Question...............Why can't the Metro go elevated? I know it's runner tired but that shouldn't make any difference in snow with the weight and power of a Metro train. I can see slippage in ice but that could be easily resolved by just putting in heat mechanisms on the rails. If elevated, they could build it much faster and much cheaper.
 
Question...............Why can't the Metro go elevated? I know it's runner tired but that shouldn't make any difference in snow with the weight and power of a Metro train. I can see slippage in ice but that could be easily resolved by just putting in heat mechanisms on the rails.

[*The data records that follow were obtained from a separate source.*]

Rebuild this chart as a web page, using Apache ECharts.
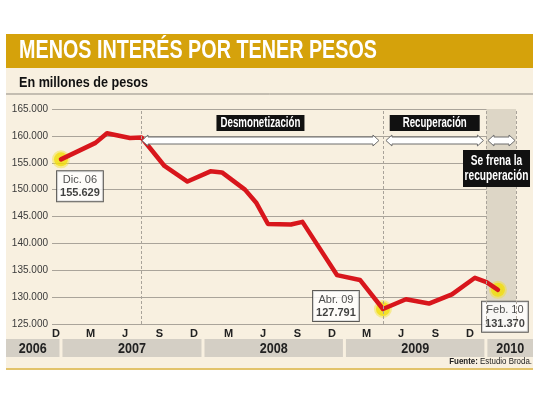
<!DOCTYPE html>
<html>
<head>
<meta charset="utf-8">
<script src="https://cdn.jsdelivr.net/npm/echarts@6/dist/echarts.min.js"></script>
<style>
html,body{margin:0;padding:0;background:#fff;}
#chart{width:540px;height:405px;}
</style>
</head>
<body>
<div id="chart"></div>
<script>
// ---- data ----
const titleText = 'MENOS INTERÉS POR TENER PESOS';
const subtitleText = 'En millones de pesos';
const sourceBold = 'Fuente:';
const sourceText = ' Estudio Broda.';
// month index: 0 = Dic 2006
const months = [0, 3, 4, 6, 7, 9, 11, 13, 14, 16, 17, 18, 20, 21, 22, 24, 26, 28, 30, 32, 34, 36, 37, 38];
const reserves = [155629, 158700, 160500, 159600, 159700, 154400, 151500, 153400, 153200, 150000, 147500, 143600,
                  143500, 144000, 140700, 134100, 133200, 127791, 129600, 128800, 130500, 133600, 132800, 131370];
const highlightMonths = [0, 28, 38];
const highlightValues = [155629, 127791, 131370];
const highlightNames = ['Dic. 06', 'Abr. 09', 'Feb. 10'];
const tickMonths = [0, 3, 6, 9, 12, 15, 18, 21, 24, 27, 30, 33, 36];
const tickLabels = ['D', 'M', 'J', 'S', 'D', 'M', 'J', 'S', 'D', 'M', 'J', 'S', 'D'];
const yearLabels = ['2006', '2007', '2008', '2009', '2010'];
const yearBoundaries = [0, 12.35, 24.65, 36.95]; // month positions of year breaks
const phaseNames = ['Desmonetización', 'Recuperación', 'Se frena la\nrecuperación'];
const phaseStart = [7, 28, 37];

// ---- style ----
const FONT = "'Liberation Sans', Arial, sans-serif";
const X_MIN = -0.78, X_MAX = 39.57;
const TICK_SHIFT = -0.43;
const BEIGE = '#f8f0e0';
const GOLD = '#d5a20b';

const fmt = v => (v / 1000).toFixed(3);

const mctx = document.createElement('canvas').getContext('2d');
function textW(text, font) {
  mctx.font = font;
  return Math.max.apply(null, text.split('\n').map(t => mctx.measureText(t).width));
}
function fitScale(text, font, target) { return target / textW(text, font); }

const chart = echarts.init(document.getElementById('chart'), null, {renderer: 'canvas'});

const option = {
  backgroundColor: '#ffffff',
  animation: false,
  grid: {left: 52, right: 24, top: 109, bottom: 81},
  xAxis: {
    type: 'value', min: X_MIN, max: X_MAX,
    axisLine: {show: false}, axisTick: {show: false}, splitLine: {show: false},
    axisLabel: {
      customValues: tickMonths.map(m => m + TICK_SHIFT),
      formatter: (v) => {
        const i = tickMonths.findIndex(m => Math.abs(m + TICK_SHIFT - v) < 0.01);
        return i >= 0 ? tickLabels[i] : '';
      },
      margin: 4, fontFamily: FONT, fontWeight: 'bold', fontSize: 11, color: '#222'
    }
  },
  yAxis: {
    type: 'value', min: 125000, max: 165000, interval: 5000,
    axisLine: {show: false}, axisTick: {show: false},
    splitLine: {lineStyle: {color: '#aaa49a', width: 1}},
    axisLabel: {formatter: fmt, fontFamily: FONT, fontSize: 10, color: '#3a3a3a', margin: 4}
  },
  series: [
    {
      type: 'scatter', z: 1,
      data: highlightMonths.map((m, i) => [m, highlightValues[i]]),
      symbolSize: 14,
      itemStyle: {color: '#f1dc00', borderColor: 'rgba(243,226,40,0.55)', borderWidth: 4},
      label: {
        show: true, position: 'inside',
        formatter: (p) => '{a|' + highlightNames[p.dataIndex] + '}\n{b|' + fmt(highlightValues[p.dataIndex]) + '}',
        backgroundColor: '#fff', borderColor: '#333', borderWidth: 1, padding: [2, 3, 1, 3],
        align: 'center', verticalAlign: 'middle',
        rich: {
          a: {fontFamily: FONT, fontSize: 11, color: '#222', lineHeight: 13, align: 'center'},
          b: {fontFamily: FONT, fontSize: 11, fontWeight: 'bold', color: '#111', lineHeight: 14, align: 'center'}
        }
      },
      labelLayout: (p) => {
        const offs = [[19, 27], [-47, -3], [7, 27]];
        const o = offs[p.dataIndex];
        return {x: p.rect.x + p.rect.width / 2 + o[0], y: p.rect.y + p.rect.height / 2 + o[1], align: 'center', verticalAlign: 'middle'};
      }
    },
    {
      type: 'line', z: 3,
      data: months.map((m, i) => [m, reserves[i]]),
      showSymbol: false, symbol: 'none',
      lineStyle: {color: '#d8161c', width: 4.5, join: 'round', cap: 'round'},
      markArea: {
        silent: true,
        itemStyle: {color: '#ddd6c6'},
        data: [[{xAxis: phaseStart[2]}, {xAxis: X_MAX}]]
      },
      markLine: {
        silent: true, symbol: 'none', label: {show: false},
        lineStyle: {color: '#a9a39a', type: [3, 2], width: 1},
        data: [{xAxis: phaseStart[0]}, {xAxis: phaseStart[1]}, {xAxis: phaseStart[2]}, {xAxis: X_MAX}]
      }
    }
  ]
};
chart.setOption(option);

function px(m) { return chart.convertToPixel({gridIndex: 0}, [m, 125000])[0]; }

const plotTop = chart.convertToPixel({gridIndex: 0}, [0, 165000])[1];
const plotRight = px(X_MAX);

const g = [];
function condensedText(x, y, text, font, fill, targetW, extra) {
  const el = {type: 'text', z: 21, x: x, y: y, scaleX: fitScale(text, font, targetW),
    style: Object.assign({text: text, fill: fill, font: font, verticalAlign: 'middle'}, extra || {})};
  g.push(el);
}
// panel background
g.push({type: 'rect', z: -10, shape: {x: 6, y: 34, width: 527, height: 335}, style: {fill: BEIGE}});
// header
g.push({type: 'rect', z: -5, shape: {x: 6, y: 34, width: 527, height: 34}, style: {fill: GOLD}});
condensedText(19, 50.5, titleText, "bold 26px " + FONT, '#fff', 358);
condensedText(19, 83, subtitleText, "bold 15px " + FONT, '#111', 129);
g.push({type: 'line', z: 10, shape: {x1: 6, y1: 94, x2: 533, y2: 94}, style: {stroke: '#8f8a82', lineWidth: 1}});
// bottom border
g.push({type: 'line', z: 10, shape: {x1: 6, y1: 369, x2: 533, y2: 369}, style: {stroke: '#e2c36a', lineWidth: 2}});
// source
g.push({type: 'text', z: 10, x: 532, y: 362, scaleX: 0.88, style: {
  text: '{b|' + sourceBold + '}{n|' + sourceText + '}', align: 'right', verticalAlign: 'middle',
  rich: {b: {font: "bold 9px " + FONT, fill: '#222'}, n: {font: "9px " + FONT, fill: '#222'}}
}});

// year band
const yb = [6].concat(yearBoundaries.map(px)).concat([533]);
for (let i = 0; i < yearLabels.length; i++) {
  const x1 = i === 0 ? yb[i] : yb[i] + 1.5;
  const x2 = i === yearLabels.length - 1 ? yb[i + 1] : yb[i + 1] - 1.5;
  g.push({type: 'rect', z: 5, shape: {x: x1, y: 339, width: x2 - x1, height: 18}, style: {fill: '#d4cfc5'}});
  condensedText((x1 + x2) / 2, 348.5, yearLabels[i], "bold 15px " + FONT, '#222', 28, {align: 'center'});
}

// phase arrows
function arrowPts(x1, x2, cy) {
  const hb = 3.5, hh = 5.5, hl = 6;
  return [[x1, cy], [x1 + hl, cy - hh], [x1 + hl, cy - hb], [x2 - hl, cy - hb], [x2 - hl, cy - hh], [x2, cy],
          [x2 - hl, cy + hh], [x2 - hl, cy + hb], [x1 + hl, cy + hb], [x1 + hl, cy + hh]];
}
const arrowY = plotTop + 31.5;
const ends = [px(phaseStart[1]) - 4, px(phaseStart[2]) - 3, plotRight - 1];
const starts = [px(phaseStart[0]) + 0.5, px(phaseStart[1]) + 3, px(phaseStart[2]) + 1.5];
for (let i = 0; i < 3; i++) {
  g.push({type: 'polygon', z: 20, shape: {points: arrowPts(starts[i], ends[i], arrowY)}, style: {fill: '#fff', stroke: '#6d6d6d', lineWidth: 1}});
}
// phase labels
const mid0 = (starts[0] + ends[0]) / 2, mid1 = (starts[1] + ends[1]) / 2;
const LBL = "bold 14px " + FONT;
g.push({type: 'rect', z: 20, shape: {x: mid0 - 44, y: plotTop + 6, width: 88, height: 16}, style: {fill: '#111'}});
condensedText(mid0, plotTop + 14.5, phaseNames[0], LBL, '#fff', 80, {align: 'center'});
g.push({type: 'rect', z: 20, shape: {x: mid1 - 45, y: plotTop + 6, width: 90, height: 16}, style: {fill: '#111'}});
condensedText(mid1, plotTop + 14.5, phaseNames[1], LBL, '#fff', 64, {align: 'center'});
g.push({type: 'rect', z: 20, shape: {x: plotRight - 53, y: plotTop + 41, width: 67, height: 37}, style: {fill: '#111'}});
condensedText(plotRight - 19.5, plotTop + 60, phaseNames[2], LBL, '#fff', 64, {align: 'center', lineHeight: 15});

chart.setOption({graphic: {elements: g}});
</script>
</body>
</html>
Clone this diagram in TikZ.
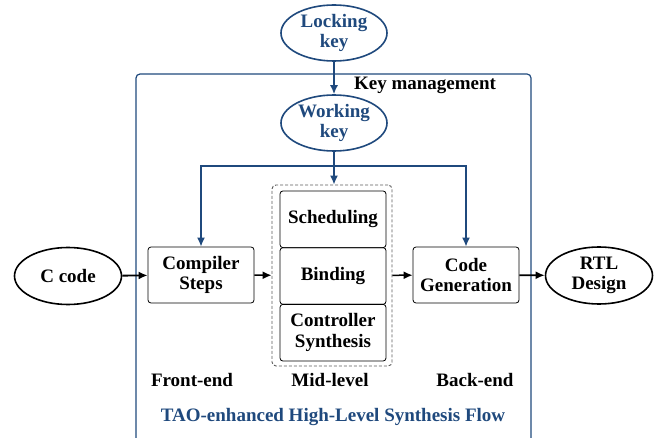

If elevated, they could build it much faster and much cheaper.
Because the rubber tyre metro technology doesn't do well in snow/inclement weather, as such if it needs to surface it would need to be built similarly to Sapporo where the entire line is covered to protect it from the elements.

Not to mention this a city where REM B was cancelled over daring to have elevated rail on city streets, imagine how a fully covered metro will be received.